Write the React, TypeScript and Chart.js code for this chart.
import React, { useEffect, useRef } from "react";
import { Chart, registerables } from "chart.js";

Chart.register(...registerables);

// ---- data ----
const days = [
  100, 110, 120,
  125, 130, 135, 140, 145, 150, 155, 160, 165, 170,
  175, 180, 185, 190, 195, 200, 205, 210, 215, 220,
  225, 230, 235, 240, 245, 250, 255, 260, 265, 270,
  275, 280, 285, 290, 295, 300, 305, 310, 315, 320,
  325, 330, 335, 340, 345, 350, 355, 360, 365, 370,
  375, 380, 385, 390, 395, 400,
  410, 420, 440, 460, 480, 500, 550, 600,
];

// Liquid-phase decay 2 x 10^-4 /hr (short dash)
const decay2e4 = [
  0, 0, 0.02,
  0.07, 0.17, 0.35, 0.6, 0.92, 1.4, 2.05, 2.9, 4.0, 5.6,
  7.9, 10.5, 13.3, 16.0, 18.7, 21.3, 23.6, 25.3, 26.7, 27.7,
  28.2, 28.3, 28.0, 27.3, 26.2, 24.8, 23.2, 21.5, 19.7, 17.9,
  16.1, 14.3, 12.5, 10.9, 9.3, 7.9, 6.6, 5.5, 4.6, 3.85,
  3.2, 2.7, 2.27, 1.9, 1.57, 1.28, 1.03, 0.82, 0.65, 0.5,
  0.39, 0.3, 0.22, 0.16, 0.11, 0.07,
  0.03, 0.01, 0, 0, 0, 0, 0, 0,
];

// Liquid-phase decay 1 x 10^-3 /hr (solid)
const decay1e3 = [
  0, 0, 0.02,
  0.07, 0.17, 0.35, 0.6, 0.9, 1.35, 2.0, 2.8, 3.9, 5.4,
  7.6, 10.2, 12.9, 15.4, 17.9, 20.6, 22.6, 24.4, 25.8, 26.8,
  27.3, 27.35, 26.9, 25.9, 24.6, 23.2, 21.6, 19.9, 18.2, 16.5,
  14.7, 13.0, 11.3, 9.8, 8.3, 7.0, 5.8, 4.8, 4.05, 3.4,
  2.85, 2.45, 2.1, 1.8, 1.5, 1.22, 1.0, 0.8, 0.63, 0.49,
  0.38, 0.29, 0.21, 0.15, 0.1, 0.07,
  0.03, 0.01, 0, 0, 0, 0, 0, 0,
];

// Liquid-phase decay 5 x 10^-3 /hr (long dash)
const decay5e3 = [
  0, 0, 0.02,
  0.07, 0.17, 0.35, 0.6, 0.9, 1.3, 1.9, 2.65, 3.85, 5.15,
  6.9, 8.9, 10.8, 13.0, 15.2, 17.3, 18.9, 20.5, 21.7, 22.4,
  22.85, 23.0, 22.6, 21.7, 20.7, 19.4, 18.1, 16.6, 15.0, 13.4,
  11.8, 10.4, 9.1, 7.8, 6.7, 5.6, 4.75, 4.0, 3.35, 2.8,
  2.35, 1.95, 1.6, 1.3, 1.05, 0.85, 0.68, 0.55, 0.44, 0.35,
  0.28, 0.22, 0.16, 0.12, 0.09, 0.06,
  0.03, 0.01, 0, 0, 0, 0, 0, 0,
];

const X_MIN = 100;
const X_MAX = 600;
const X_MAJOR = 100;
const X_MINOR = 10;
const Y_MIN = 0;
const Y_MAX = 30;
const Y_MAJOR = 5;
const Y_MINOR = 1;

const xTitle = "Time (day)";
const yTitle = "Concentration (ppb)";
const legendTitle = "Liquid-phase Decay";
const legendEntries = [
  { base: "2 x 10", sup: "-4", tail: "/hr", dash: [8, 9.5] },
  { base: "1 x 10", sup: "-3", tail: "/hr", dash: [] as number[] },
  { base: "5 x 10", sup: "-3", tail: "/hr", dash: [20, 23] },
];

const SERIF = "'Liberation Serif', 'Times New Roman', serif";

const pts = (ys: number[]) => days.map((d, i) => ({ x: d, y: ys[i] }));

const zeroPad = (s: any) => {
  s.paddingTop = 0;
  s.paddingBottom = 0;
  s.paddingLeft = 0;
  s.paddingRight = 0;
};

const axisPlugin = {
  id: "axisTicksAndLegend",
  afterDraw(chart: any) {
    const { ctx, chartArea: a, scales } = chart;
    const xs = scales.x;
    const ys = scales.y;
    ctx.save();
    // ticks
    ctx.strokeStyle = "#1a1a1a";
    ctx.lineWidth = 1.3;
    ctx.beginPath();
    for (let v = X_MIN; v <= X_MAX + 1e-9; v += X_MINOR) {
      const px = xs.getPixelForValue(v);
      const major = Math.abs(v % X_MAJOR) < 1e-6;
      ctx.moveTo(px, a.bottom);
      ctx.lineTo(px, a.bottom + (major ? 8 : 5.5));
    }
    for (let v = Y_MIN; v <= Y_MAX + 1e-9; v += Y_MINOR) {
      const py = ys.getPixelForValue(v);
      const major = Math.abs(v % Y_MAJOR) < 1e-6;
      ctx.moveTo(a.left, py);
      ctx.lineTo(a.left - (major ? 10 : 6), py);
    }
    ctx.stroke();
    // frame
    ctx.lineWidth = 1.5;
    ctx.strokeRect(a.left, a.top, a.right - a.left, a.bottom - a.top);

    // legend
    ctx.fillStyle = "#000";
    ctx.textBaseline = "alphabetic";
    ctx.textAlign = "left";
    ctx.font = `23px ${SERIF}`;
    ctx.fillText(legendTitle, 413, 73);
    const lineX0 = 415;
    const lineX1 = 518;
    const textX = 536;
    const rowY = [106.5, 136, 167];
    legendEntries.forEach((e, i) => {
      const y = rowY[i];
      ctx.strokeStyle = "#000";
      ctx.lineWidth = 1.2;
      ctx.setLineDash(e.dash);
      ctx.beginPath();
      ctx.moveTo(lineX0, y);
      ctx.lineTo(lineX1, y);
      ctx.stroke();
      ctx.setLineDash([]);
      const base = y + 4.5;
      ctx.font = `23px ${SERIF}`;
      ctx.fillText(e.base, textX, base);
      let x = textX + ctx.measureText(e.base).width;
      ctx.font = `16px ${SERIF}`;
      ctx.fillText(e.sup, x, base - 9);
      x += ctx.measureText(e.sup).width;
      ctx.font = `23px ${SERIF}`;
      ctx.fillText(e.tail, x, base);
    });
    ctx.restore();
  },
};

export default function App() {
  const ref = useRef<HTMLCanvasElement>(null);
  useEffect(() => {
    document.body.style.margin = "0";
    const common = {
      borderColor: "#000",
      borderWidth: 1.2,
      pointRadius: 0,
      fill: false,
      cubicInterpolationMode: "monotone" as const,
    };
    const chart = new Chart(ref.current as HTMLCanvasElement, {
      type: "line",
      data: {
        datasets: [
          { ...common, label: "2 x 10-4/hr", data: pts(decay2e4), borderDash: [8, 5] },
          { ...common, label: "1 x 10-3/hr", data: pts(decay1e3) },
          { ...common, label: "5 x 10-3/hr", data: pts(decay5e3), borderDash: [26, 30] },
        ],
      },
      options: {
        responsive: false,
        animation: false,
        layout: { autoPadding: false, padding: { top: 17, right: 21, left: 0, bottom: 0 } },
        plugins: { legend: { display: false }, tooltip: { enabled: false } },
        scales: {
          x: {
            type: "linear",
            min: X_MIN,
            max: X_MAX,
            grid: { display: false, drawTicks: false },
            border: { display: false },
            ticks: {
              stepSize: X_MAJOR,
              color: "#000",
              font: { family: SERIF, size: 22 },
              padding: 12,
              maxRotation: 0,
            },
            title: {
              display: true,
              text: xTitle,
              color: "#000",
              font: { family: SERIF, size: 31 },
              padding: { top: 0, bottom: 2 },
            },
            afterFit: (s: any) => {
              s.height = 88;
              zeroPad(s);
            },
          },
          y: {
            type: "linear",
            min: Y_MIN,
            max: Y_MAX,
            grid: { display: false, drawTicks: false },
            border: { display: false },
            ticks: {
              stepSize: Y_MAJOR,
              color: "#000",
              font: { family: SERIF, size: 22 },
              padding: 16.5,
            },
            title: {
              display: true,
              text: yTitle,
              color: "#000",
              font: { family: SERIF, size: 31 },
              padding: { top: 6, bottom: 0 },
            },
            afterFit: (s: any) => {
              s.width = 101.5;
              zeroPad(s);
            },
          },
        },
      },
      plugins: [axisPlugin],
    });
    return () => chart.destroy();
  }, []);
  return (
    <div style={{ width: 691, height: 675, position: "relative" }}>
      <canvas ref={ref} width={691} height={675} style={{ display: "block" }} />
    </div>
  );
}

--- --- ---

*Work instructions*.
From the first line of the listing above to the line with "Chart.register(...registerables);", please transcribe each line exactly, both ends included, and nothing beyond that.

*Result for this task*.
Write the React, TypeScript and Chart.js code for this chart.
import React, { useEffect, useRef } from "react";
import { Chart, registerables } from "chart.js";

Chart.register(...registerables);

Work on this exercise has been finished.